I felt my defenses rising as my parents began their inquiry last night on my plans…my finances…my love life (or lack thereof). Wait….my love life? What love life? And did the word ‘husband’ really come from my father’s mouth? Did my mother actually compliment me for being guarded when it comes to guys? Wow…and none of us were even drinking. I’ve never had full-out conversations with my parents about any of these topics, let alone all of them rolled into one. But there was something in the air yesterday because I way was too open about feelings I typically keep hidden within.
The only rationale that I’ve been able to come up with (in regards to yesterday’s openness) is that I’m tired of hiding behind my own lines. The truth is this- I am stressed-out more than I, myself, realized. I am exhausted from trying so hard to take care of myself and everyone else. (Note: No complaining here at all. This is my own fault; it’s just who I am.)

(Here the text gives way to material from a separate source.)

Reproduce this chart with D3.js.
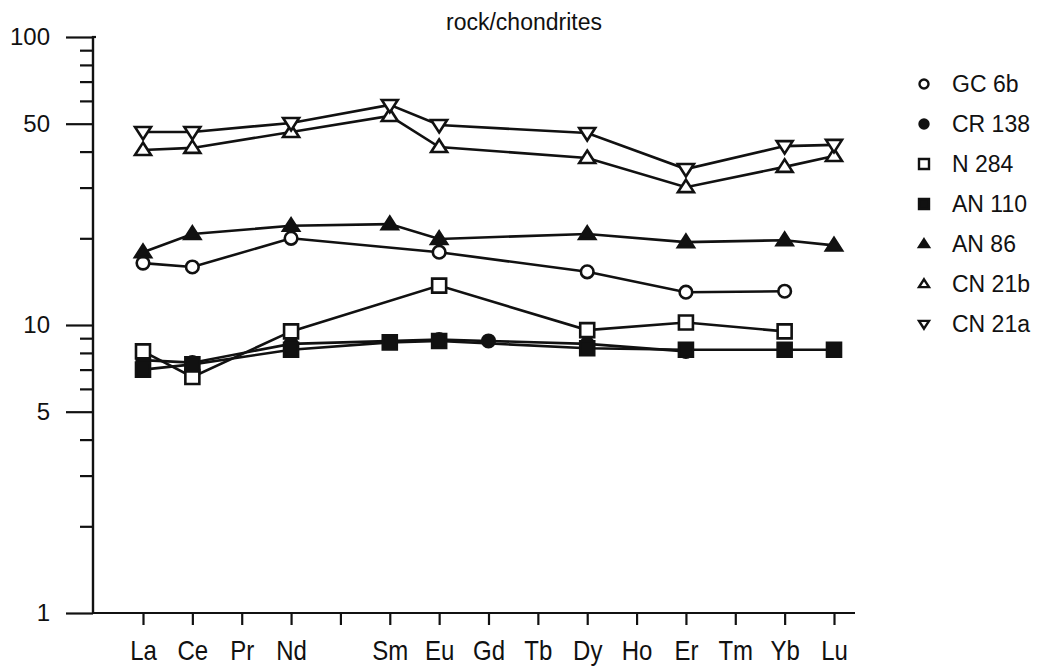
<!DOCTYPE html>
<html>
<head>
<meta charset="utf-8">
<script src="https://cdn.jsdelivr.net/npm/d3@7"></script>
<style>
  body { margin: 0; background: #fff; }
  text { font-family: "Liberation Sans", Arial, Helvetica, sans-serif; fill: #111; }
</style>
</head>
<body>
<svg id="chart" width="1045" height="666"></svg>
<script>
// Rare earth elements in atomic order (Pm has no analysis and no label)
const elements = ["La","Ce","Pr","Nd","Pm","Sm","Eu","Gd","Tb","Dy","Ho","Er","Tm","Yb","Lu"];
const elementLabels = ["La","Ce","Pr","Nd","","Sm","Eu","Gd","Tb","Dy","Ho","Er","Tm","Yb","Lu"];

// Log axis ticks
const yLabelledTicks = [1, 5, 10, 50, 100];
const yMinorTicks = [2, 3, 4, 6, 7, 8, 9, 20, 30, 40, 60, 70, 80, 90];

// Sample names and their marker styles
const sampleNames = ["GC 6b", "CR 138", "N 284", "AN 110", "AN 86", "CN 21b", "CN 21a"];
const sampleMarkers = ["circleOpen", "circleFilled", "squareOpen", "squareFilled", "triUpFilled", "triUpOpen", "triDownOpen"];

// Chondrite-normalised abundances, La..Lu (null = not determined)
const gc6b  = [16.4, 15.9, null, 20.0, null, null, 17.9, null, null, 15.3, null, 13.0, null, 13.1, null];
const cr138 = [7.55, 7.4,  null, 8.6,  null, null, 8.9,  8.8,  null, 8.6,  null, 8.1,  null, null, null];
const n284  = [8.1,  6.6,  null, 9.5,  null, null, 13.7, null, null, 9.6,  null, 10.2, null, 9.5,  null];
const an110 = [7.0,  7.3,  null, 8.2,  null, 8.7,  8.8,  null, null, 8.3,  null, 8.2,  null, 8.2,  8.2];
const an86  = [17.9, 20.7, null, 22.1, null, 22.4, 19.9, null, null, 20.7, null, 19.4, null, 19.7, 18.9];
const cn21b = [40.5, 41.2, null, 46.8, null, 53.2, 41.5, null, null, 38.0, null, 30.1, null, 35.4, 38.6];
const cn21a = [46.8, 46.8, null, 50.3, null, 58.1, 49.5, null, null, 46.4, null, 34.8, null, 41.8, 42.2];

const sampleValues = [gc6b, cr138, n284, an110, an86, cn21b, cn21a];

const svg = d3.select("#chart");

const x = d3.scalePoint().domain(elements).range([143, 834]);
const y = d3.scaleLog().domain([1, 100]).range([613, 37]);

// Marker shapes (path strings centred on 0,0)
function markerPath(kind, s) {
  const h = s / 2;
  if (kind.startsWith("circle")) {
    const p = d3.path(); p.arc(0, 0, h * 0.9, 0, 2 * Math.PI); return p.toString();
  }
  if (kind.startsWith("square")) {
    return `M${-h},${-h}H${h}V${h}H${-h}Z`;
  }
  const th = s * 0.78;
  if (kind.startsWith("triUp")) {
    return `M0,${-th * 0.6}L${h},${th * 0.4}L${-h},${th * 0.4}Z`;
  }
  return `M0,${th * 0.6}L${h},${-th * 0.4}L${-h},${-th * 0.4}Z`;
}
function isFilled(kind) { return kind.endsWith("Filled"); }

// Title
svg.append("text")
  .attr("x", 524).attr("y", 22)
  .attr("text-anchor", "middle").attr("dominant-baseline", "central")
  .style("font-size", "23px")
  .text("rock/chondrites");

// Y axis: labelled ticks long, minor ticks short
const yAxisMajor = d3.axisLeft(y).tickValues(yLabelledTicks).tickSize(27).tickPadding(16)
  .tickFormat(d3.format("d"));
const yAxisMinor = d3.axisLeft(y).tickValues(yMinorTicks).tickSize(13).tickFormat("");

const gY = svg.append("g").attr("transform", "translate(93,0)");
gY.call(yAxisMajor);
gY.append("g").call(yAxisMinor);
gY.selectAll(".domain").remove();
gY.selectAll("line").attr("stroke", "#111").attr("stroke-width", 2.2);
gY.selectAll("text").style("font-size", "24px").attr("fill", "#111")
  .style("font-family", "\"Liberation Sans\", Arial, sans-serif");
gY.append("line").attr("x1", 0).attr("x2", 0).attr("y1", y(100) - 1).attr("y2", y(1) + 1)
  .attr("stroke", "#111").attr("stroke-width", 2.4);
gY.append("line").attr("x1", -1).attr("x2", 3).attr("y1", y(100)).attr("y2", y(100))
  .attr("stroke", "#111").attr("stroke-width", 2.2);

// X axis baseline with element ticks hanging below
const gX = svg.append("g").attr("transform", `translate(0,${y(1)})`);
gX.append("line").attr("x1", 92).attr("x2", 855).attr("y1", 0).attr("y2", 0)
  .attr("stroke", "#111").attr("stroke-width", 2.4);
const xAxis = d3.axisBottom(x).tickSize(12).tickPadding(0)
  .tickFormat((d, i) => elementLabels[i]);
gX.call(xAxis);
gX.selectAll(".domain").remove();
gX.selectAll("line").attr("stroke", "#111").attr("stroke-width", 2.2);
gX.selectAll(".tick text")
  .attr("y", 0).attr("dy", null)
  .attr("transform", "translate(0,47) scale(1,1.15)")
  .attr("fill", "#111")
  .style("font-size", "24px")
  .style("font-family", "\"Liberation Sans\", Arial, sans-serif");

// Sample curves
const line = d3.line().x(d => x(d.el)).y(d => y(d.v));
const gSeries = svg.append("g");
sampleValues.forEach((vals, i) => {
  const pts = elements.map((el, j) => ({ el, v: vals[j] })).filter(d => d.v != null);
  gSeries.append("path")
    .datum(pts)
    .attr("d", line)
    .attr("fill", "none")
    .attr("stroke", "#111")
    .attr("stroke-width", 2.6);
});

// Sample markers
sampleValues.forEach((vals, i) => {
  const kind = sampleMarkers[i];
  const pts = elements.map((el, j) => ({ el, v: vals[j] })).filter(d => d.v != null);
  const size = kind.startsWith("circle") ? 14 : (kind.startsWith("square") ? 14 : 16);
  gSeries.append("g").selectAll("path")
    .data(pts)
    .join("path")
    .attr("transform", d => `translate(${x(d.el)},${y(d.v)})`)
    .attr("d", markerPath(kind, size))
    .attr("fill", isFilled(kind) ? "#111" : "#fff")
    .attr("stroke", "#111")
    .attr("stroke-width", 2.6);
});

// Legend
const legend = svg.append("g");
sampleNames.forEach((name, i) => {
  const ly = 84 + i * 40;
  const kind = sampleMarkers[i];
  const size = kind.startsWith("circle") ? 10 : 10;
  legend.append("path")
    .attr("transform", `translate(924,${ly})`)
    .attr("d", markerPath(kind, size))
    .attr("fill", isFilled(kind) ? "#111" : "#fff")
    .attr("stroke", "#111")
    .attr("stroke-width", 2.4);
  legend.append("text")
    .attr("x", 952).attr("y", ly)
    .attr("dominant-baseline", "central")
    .style("font-size", "23px")
    .text(name);
});
</script>
</body>
</html>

I don’t really know why but I have the hardest time letting others do things for me. Actually, let me turn that around to make the statement more accurate and say, I hardly ever let others do things for me. Take today, for instance. I literally struggled for 20 minutes (if not longer) before finally agreeing to let my mom do something for me; and only gave in because she wouldn’t budge (and it was making me uber-uncomfortable). To be honest, I definitely still feel guilty about her act of kindness and generosity. So if I struggle to let someone (my own mother, for goodness sake) do something for me, how can I possibly allow someone take care of me? How can I let someone love me?
I’m not sure what I’m scared of anymore… or if I’m even scared at all. Personally I worry that I’m so used to being independent and taking care of myself (as well as I can), that I don’t know how to let someone in.
I wish I could wake up tomorrow morning, after a solid night’s rest, and immediately recognize the lightness in my heart. I wish I could sense that over night my walls had tumbled down. I wish that I could take a deep breath and say, “Okay. Today is the day that I’m finally going to let someone else (help) take care of me.”
Maybe tomorrow isn’t the day, and instead perhaps tomorrow is the day after the day that I admit to needing someone to take care of me. At any rate, I hope the day that I let someone take care of me (finally!) isn’t too far behind.